Presentation for FES/Global Policy Forum on
The Right to Food:
How Can the UN Respond to the Global Food Crisis?
By Katarina Wahlberg
April 23, 2008
Why Are Higher Prices Not Benefiting the Poor?
The globalized system of agricultural production and trade can help us understand why poor countries are not benefiting from the higher prices of agricultural commodities.
For several decades, analysts generally considered low commodity prices a major obstacle to development of poor countries. Since most of the world's poor live and work in rural areas – higher commodity prices should increase the living wage of farmers and agricultural workers and thereby promote development and combat hunger.
But now that prices are high, we find ourselves in a serious global hunger crisis.
This "new face of hunger" is affecting new groups of people where malnutrition has traditionally been very low, such as urban middle class people in countries such as Indonesia, Yemen and Mexico.
Also, the crisis is affecting the rural poor, including farmers and agricultural workers – who were supposed to benefit from higher prices.
Globalized System of Agricultural Production and Trade
The simple reason for this, is that we have a very unequal and unfair system of international trade.
The past three decades of international trade liberalization has transformed most developing countries from net-exporters into net-importers of food.
Through the WTO, the IMF the World Bank and regional/bilateral trade agreements such as CAFTA, rich countries pressured poor countries to dismantle tariffs and other barriers to trade.
Trade, however, has not been liberalized equally. As we all know, rich countries have been able to keep their large agricultural subsidies. (The OECD spends almost 300 billion each year) And large agribusiness – not small-scale farmers – have been the major recipients of the subsidies.
So in fact, the past decades of "trade liberalization" has strengthened the position of the most powerful players, particularly large agribusiness. A handful of companies, such as Cargill, Archer Daniels Midland, ConAgra and Monsanto dominate production and trade of many commodities.
For example, Monsanto controls 41% of the global market in commercial maize seed and 25% of global soybean seed. And in the US, four companies control over 80% of beef packing.
In poor countries, without protection of domestic markets, large agribusiness and subsidized goods from rich countries undermined local agricultural production. Small-scale farmers are the most vulnerable and many have gone out of business altogether. (increased urbanization, unemployment, migration). Remaining agricultural production is dominated by large-scale industrialized farming of export crops.
We have created a situation where developing countries don't produce enough to satisfy domestic needs. Roughly 70% of all developing countries are net importers of food. Among the least developed countries, this figure is even higher.
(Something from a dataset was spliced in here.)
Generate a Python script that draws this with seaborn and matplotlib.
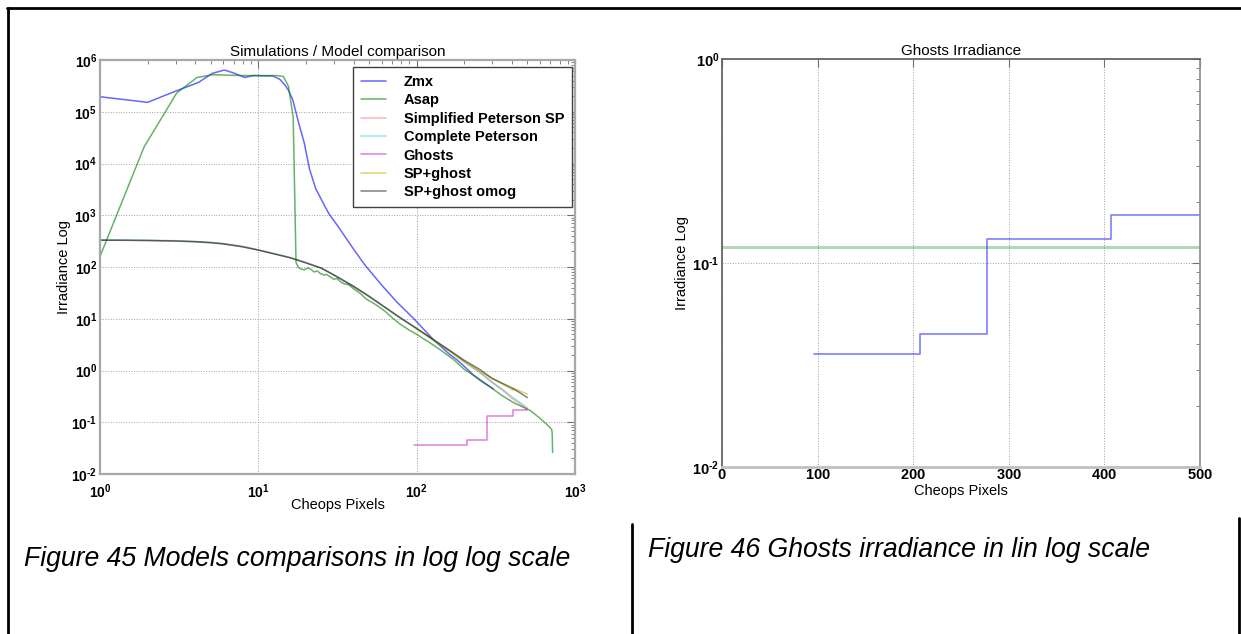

This situation has made poor countries far more vulnerable to fluctuations in global food prices. – And we see this happening now, with the current price hike!
Trade liberalization has also reduced governments' ability to intervene in the market to regulate supply and prices. And government intervention is necessary for example to maintain cereal stocks to buffer against price fluctuations, since the high costs discourage the private sector from doing so.
A final factor of trade liberalization is climate change. We need to consider how international trade contributes to climate change – through transports of agricultural goods. Climate change is already threatening production in many countries through an increasing amount of droughts and floods.
What About Exporting Countries and Producers?
Naturally, it is not as simple as concluding that exporting countries are benefiting while importing countries are suffering from the higher prices.
It's not even possible to conclude that all producers are benefiting from the price hike. In fact, many small-scale farmers are net-importers of food.
Also, the cost of input products, such as fertilizers, fuel and feeding stock for cattle, have skyrocketed, and as a result, many farmers make a smaller profit of their production.
Conclusion
Many governments are responding to the current food crisis by introducing various measures to curb exports of food such as export quotas, export duties, minimum export prices, and even export bans of certain commodities.
These measures put import-dependent countries in an even more vulnerable situation. And understandably, many people are calling for opening up the trade system further.
However, taking into consideration that the past decades of trade liberalization has in many ways caused the current crisis, we must be very cautious in calling for even more trade liberalization. We will probably end up worsening the right to food for the majority of the world's population.